I stumbled across this book on one of my Goodreads dives a few months ago. I finally checked it out from my library and holy cow, I am so glad I did. I actually initially checked it out in audiobook format but I didn’t like the narration, so I turned that in and waited for the book format so I could really enjoy it. I’m so glad I did that because I probably wouldn’t have been able to make it through such an amazing story otherwise.
Her mother died when she was twelve, and suddenly Artemisia Gentileschi had a stark choice: a life as a nun in a convent or a life grinding pigment for her father’s paint.
She chose paint.
By the time she was seventeen, Artemisia did more than grind pigment. She was one of Rome’s most talented painters, even if no one knew her name. But Rome in 1610 was a city where men took what they wanted from women, and in the aftermath of rape Artemisia faced another terrible choice: a life of silence or a life of truth, no matter the cost.
He will not consume
my every thought.
I am a painter.
I will paint.
I will show you
what a woman can do.
I’ve never tried to review a book in verse before, especially not one as powerful as Blood Water Paint. Because there really is no other way to describe it. I’ve never really been able to connect with poetry but Artemisia’s heartbreaking yet admirable story was impossible to not connect with.

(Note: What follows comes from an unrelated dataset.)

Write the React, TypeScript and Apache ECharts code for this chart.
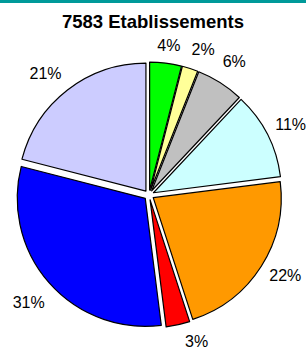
import React, { useEffect, useRef } from "react";
import * as echarts from "echarts";

const title = "7583 Etablissements";
const categories = ["S1", "S2", "S3", "S4", "S5", "S6", "S7", "S8"];
const values = [4, 2, 6, 11, 22, 3, 31, 21];
const colors = ["#00FF00", "#FFFF99", "#C0C0C0", "#CCFFFF", "#FF9900", "#FF0000", "#0000FF", "#CCCCFF"];
// hand-placed label nudges (px) relative to the default radial placement
const labelNudge = [[0, 8], [5, 6], [0, 1], [0, 2], [2, -5], [13, -9], [-1, 2], [-6, 4]];

const CX = 149;
const CY = 195;
const R = 128;

export default function App() {
  const ref = useRef<HTMLDivElement>(null);
  useEffect(() => {
    if (!ref.current) return;
    const chart = echarts.init(ref.current, null, { renderer: "svg" });
    chart.setOption({
      animation: false,
      backgroundColor: "#FFFFFF",
      title: {
        text: title,
        left: "center",
        top: 7,
        textStyle: { fontFamily: "Liberation Sans, Arial, sans-serif", fontSize: 18.5, fontWeight: "bold", color: "#000" },
      },
      graphic: [
        { type: "rect", left: 0, top: 0, shape: { width: 306, height: 3 }, style: { fill: "#009A9A" } },
      ],
      series: [
        {
          type: "pie",
          center: [CX, CY],
          radius: R,
          startAngle: 90,
          clockwise: true,
          selectedMode: "multiple",
          selectedOffset: 5,
          label: { show: false },
          labelLine: { show: false },
          itemStyle: { borderColor: "#000", borderWidth: 1.2 },
          emphasis: { disabled: true },
          data: categories.map((c, i) => ({
            name: c,
            value: values[i],
            selected: true,
            itemStyle: { color: colors[i] },
          })),
        },
        {
          type: "pie",
          center: [CX, CY],
          radius: [150, 162],
          startAngle: 90,
          clockwise: true,
          silent: true,
          selectedMode: false,
          avoidLabelOverlap: false,
          minShowLabelAngle: 0,
          itemStyle: { color: "rgba(0,0,0,0)", borderWidth: 0 },
          label: {
            show: true,
            position: "inside",
            rotate: 0,
            formatter: (p: any) => p.value + "%",
            fontFamily: "Liberation Sans, Arial, sans-serif",
            fontSize: 16,
            color: "#000",
            textBorderWidth: 0,
          },
          labelLine: { show: false },
          emphasis: { disabled: true },
          data: categories.map((c, i) => ({
            name: c,
            value: values[i],
            label: { offset: labelNudge[i] },
          })),
        },
      ],
    });
    return () => chart.dispose();
  }, []);
  return <div ref={ref} style={{ position: "fixed", left: 0, top: 0, width: 306, height: 349 }} />;
}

Artemisia Gentileschi was a painter during the Baroque period in Rome. Joy McCullough seems to remain as faithful to Artemisia’s true history as possible, and she cites Artemisia Gentileschi (Princeton University Press) by Mary D. Garrard as a resource, particularly for the trial. Blood Water Paint begins with Artemisia painting to forget her trapped life with her father. As the story continues we learn more about her father’s abuse/neglect, the indifference from her brothers and maid, the lack of respect Artemisia receives for her paintings, and the loneliness Artemisia feels without her mother or another woman who understands her.
We also get to read snippets of the stories Artemisia’s mother used to tell her about Susanna and Judith, two strong women remaining faithful to their strengths and truths despite what the world sees them as. We also get to see the way others, particularly men, view these women and change their stories to suit their perspectives.
I love how McCullough incorporates these women’s stories into Artemisia’s, mirroring her conflicts and guiding her through them. As I mentioned earlier, I’m not usually one to connect with poetry. But I felt every bit of Artemisia’s frustration, fear, and courage in the midst of her day-to-day life and her rape trial. There is so much pain and injustice in this short book, but Artemisia, Judith, and Susanna show so much strength and courage that such ugly situations are turned into beautiful tales of amazing women.
I would highly recommend this book, even if you’re like me and tend to stay away from poetry.